Convince your Brain to Inspire you with a Memory Palace

September 10, 2015 at 11:22 am (Innovation, Rant, Teaching, Thinking) (, , , , )


If you haven’t heard yet, memory palace techniques are amazing ways to store vast amounts of information in your brain! It has even made its way into popular culture through the BBC show Sherlock and the CBS show Elementary, although the good news is that it’s accessible enough that you can use it without being Sherlock Holmes.

The basic idea of it is that your brain is really great at remembering places; just think about how well you know your own house, your place of work, and the routes to get from one to the other. The trick is that you associate images of things you’d like to remember with difference areas of these locations or routes. The technique is known as the “Method of Loci” and has been used for centuries, although I won’t bore you with the details right now.

I highly encourage you to try out the “Method of Loci” when you get some time, but I’d like to share a specific version of this technique that I make use of every day; I call it the “inspiration room”. You know how some things can get you fired up with ideas? Have you ever walked out of a movie and thought to yourself “wow, that really got me fired up about that concept”? If you have no idea what I’m talking about, I probably sound foolish, but you should probably find more things in this world that interest you.

Anyway, I’ve built up a room in my “memory palace” where I store all of these images that inspire me and make me feel creative. Whenever I need to come up with an original idea or I need to get into a mindset to be creative, I just imagine myself walking around this place and looking at all of the interesting things in this room. It makes sure that I will never forget the things that inspire me and that I can recall them whenever I need to.

Here’s an example of what I’m talking about in case what I’m talking about makes no sense. I begin by thinking about a specific building that I’ve worked in at one point in my life. I’ve spent a lot of time in this building, so I know the hallways and rooms pretty well. I know what the cubicle walls feel like and how sound seems to get absorbed by them. Essentially in my memory I’ve made this place very real by remembering the smells, the sounds, and the feel of things.

So I walk through the hallways of this building, and look in each room; the rooms are where I store my inspiring memories. For example, in one of my rooms I store a scene from the film Iron Man. There is a scene where the main character is building out an upgraded version of his suit of armour that can fly, and he is assisted by his computerized assistant J.A.R.V.I.S. When I first saw this movie, I stayed up until 4am attempting to build my own version of his AI assistant so I could have him organize my life. My memory from that movie and my experiences are something that help me to stay focused and productive.
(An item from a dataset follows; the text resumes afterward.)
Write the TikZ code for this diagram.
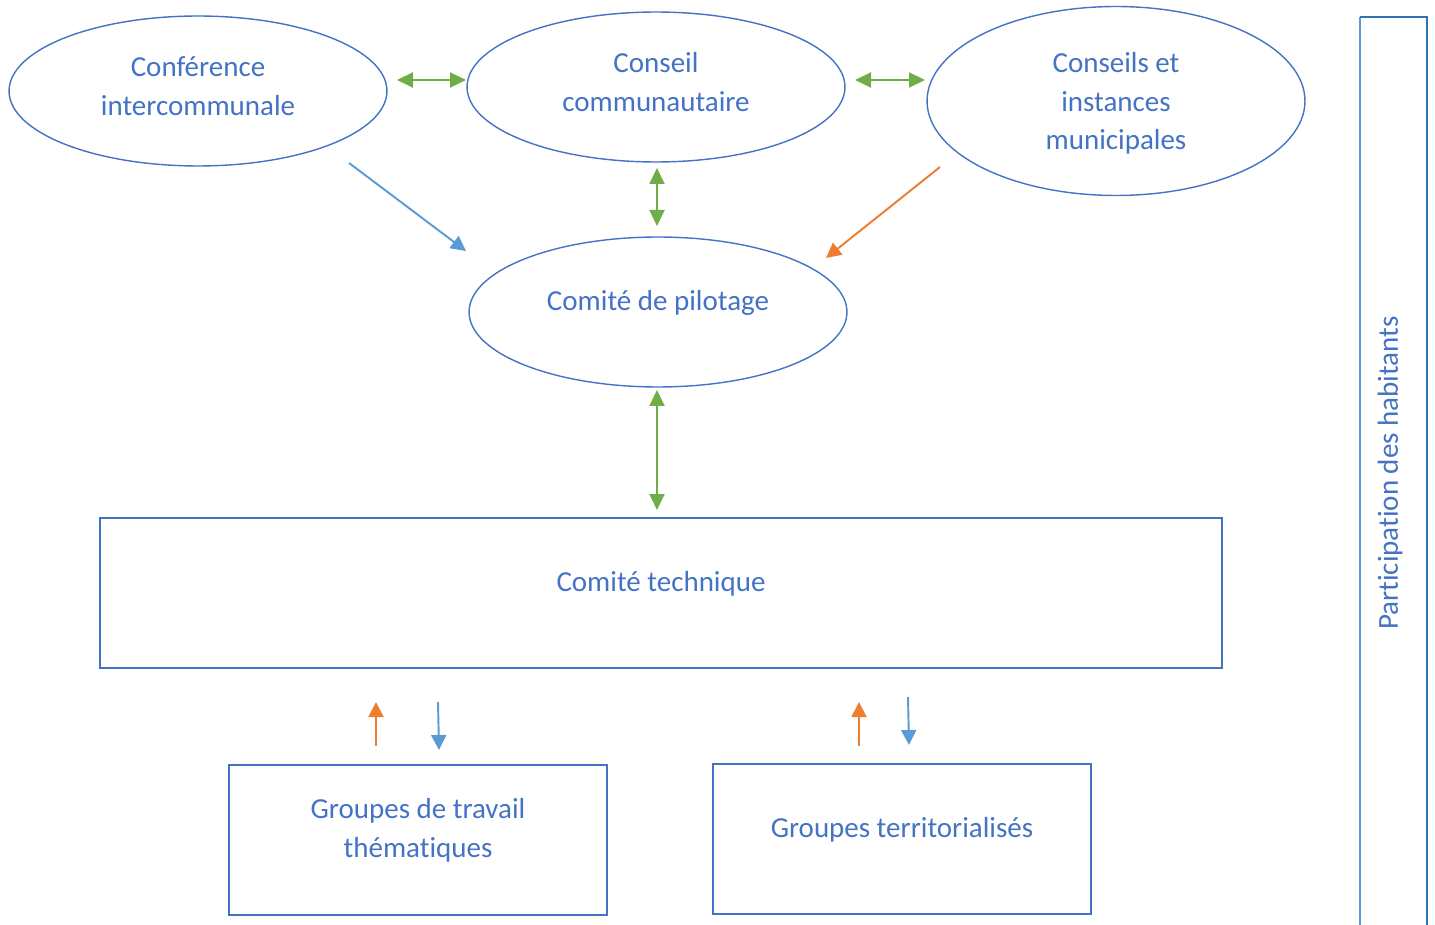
\documentclass[tikz,border=0pt]{standalone}
\usepackage{fontspec}
\setmainfont[Ligatures=NoCommon]{Carlito}
\usetikzlibrary{arrows.meta,shapes.geometric,positioning}
\definecolor{office blue}{HTML}{4472C4}
\definecolor{light blue}{HTML}{5B9BD5}
\definecolor{dark blue}{HTML}{2E75B6}
\definecolor{office green}{HTML}{70AD47}
\definecolor{office orange}{HTML}{ED7D31}

\begin{document}
\begin{tikzpicture}
    [x=0.02cm,y=-0.02cm,
    every node/.style={text=office blue,font=\fontsize{16.5}{22}\selectfont},
    instance/.style={ellipse,draw=office blue,line width=0.8pt,
                     inner sep=0pt,minimum width=7.56cm,minimum height=3cm,align=center},
    comite/.style={rectangle,draw=office blue,line width=0.8pt,text depth=13.5pt,
                   inner sep=0pt,minimum height=3cm,align=center},
    both/.style={{Triangle[length=0.32cm,width=0.3cm]}-{Triangle[length=0.32cm,width=0.3cm]},
                 draw=office green,line width=1.1pt},
    up/.style={-{Triangle[length=0.3cm,width=0.3cm]},draw=office orange,line width=1.1pt},
    down/.style={-{Triangle[length=0.3cm,width=0.3cm]},draw=light blue,line width=1.1pt}]

    \useasboundingbox (0,0) rectangle (1435,925);

    % instances
    \node[instance, text depth=5.7pt] (conference) at (198,91) {Conférence\\intercommunale};
    \node[instance, text depth=5.7pt] (conseil)    at (656,87) {Conseil\\communautaire};
    \node[instance, text depth=0pt, minimum height=3.78cm] (municipal) at (1116,101)
        {Conseils et\\instances\\municipales};
    \node[instance, text depth=13.5pt] (copil) at (658,312) {Comité de pilotage};

    % comites et groupes
    \node[comite, minimum width=22.44cm] (cotech) at (661,593) {Comité technique};
    \node[comite, minimum width=7.56cm] (thematic) at (418,840)
        {Groupes de travail\\thématiques};
    \node[comite, minimum width=7.56cm] (territorial) at (902,839)
        {Groupes territorialisés};

    % arrow ends
    \coordinate (c1) at (397,80);   \coordinate (c2) at (466,80);
    \coordinate (c3) at (855,80);   \coordinate (c4) at (925,80);
    \coordinate (c5) at (657,168);  \coordinate (c6) at (657,226);
    \coordinate (c7) at (657,390);  \coordinate (c8) at (657,510);
    \coordinate (b1) at (349,163);  \coordinate (b2) at (466,251);
    \coordinate (o1) at (940,167);  \coordinate (o2) at (826,258);
    \coordinate (t1) at (376,746);  \coordinate (t2) at (376,702);
    \coordinate (t3) at (438,702);  \coordinate (t4) at (439,750);
    \coordinate (g1) at (859,746);  \coordinate (g2) at (859,702);
    \coordinate (g3) at (908,697);  \coordinate (g4) at (909,745);

    \draw[both] (c1) -- (c2);
    \draw[both] (c3) -- (c4);
    \draw[both] (c5) -- (c6);
    \draw[both] (c7) -- (c8);
    \draw[down] (b1) -- (b2);
    \draw[up]   (o1) -- (o2);
    \draw[up]   (t1) -- (t2);
    \draw[down] (t3) -- (t4);
    \draw[up]   (g1) -- (g2);
    \draw[down] (g3) -- (g4);

    % participation
    \draw[light blue, line width=0.9pt] (1360,930) -- (1360,17);
    \draw[dark blue, line width=0.9pt] (1360,17) -- (1427,17) -- (1427,930);
    \node[rotate=90] (habitants) at (1390,473) {Participation des habitants};
\end{tikzpicture}
\end{document}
I store Tony Stark in one of the rooms in my mind so I can watch him work productively on his armour.

In case you were curious, I actually did build a basic version of an AI assistant that used natural language processing to activate various tasks. It was fairly successful, but I eventually abandoned the project a couple weeks later. Now it seems that AI assistants are all the rage… whoops…

Hopefully by now I’ve sold you on how useful this idea is. It’s something that I use to stay productive with my time and to get rid of those “blah” feelings when I’m tired. The actual technique of building up this type of room is actually pretty straightforward. First, write down the images that inspire you; you need to know what you’re building before you start. Then pick a location that you know very well. It should be fairly large so you can add new images later on, but it needs to have memorable features such as windows, furniture, or colours.
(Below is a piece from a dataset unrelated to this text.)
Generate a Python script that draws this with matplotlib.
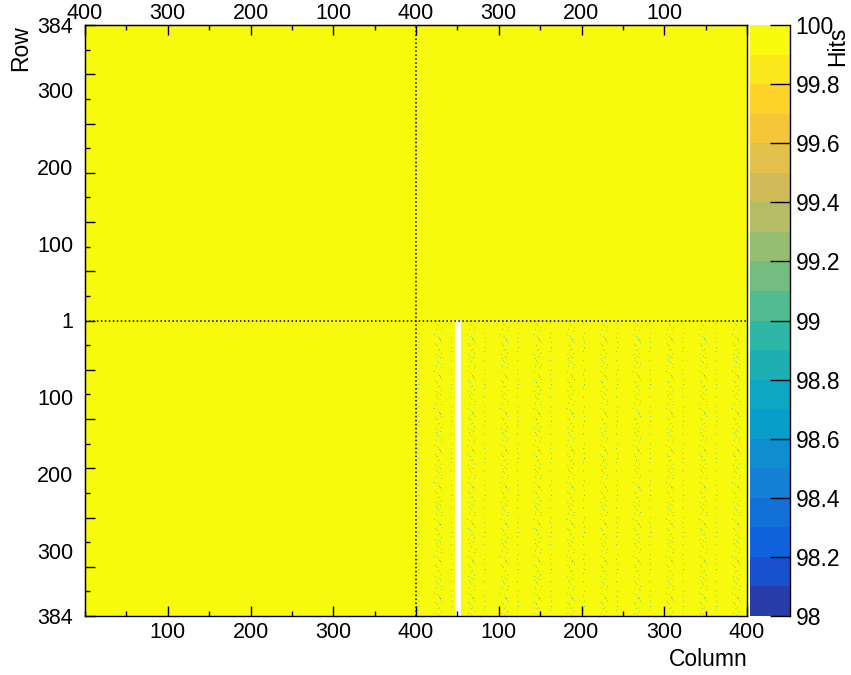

The last step is probably the hardest one: you have to practice walking through this location in your mind. You have to vividly remember the location and as you walk through it, you need to connect rooms or features with your images by imagining they are there. These instructions may sound a little vague, but your brain actually knows how to do this for you. It just needs to be programmed, and you do this by repeatedly walking through the room and looking at the images.

I hope to tell you about other mental techniques I use on a regular basis in the future. These are really useful for so many aspects of life, and don’t require that much effort to use. Let me know what you think about these or if you have any questions about the technique. I spend a lot of my time practicing these techniques and reading about how others do similar things.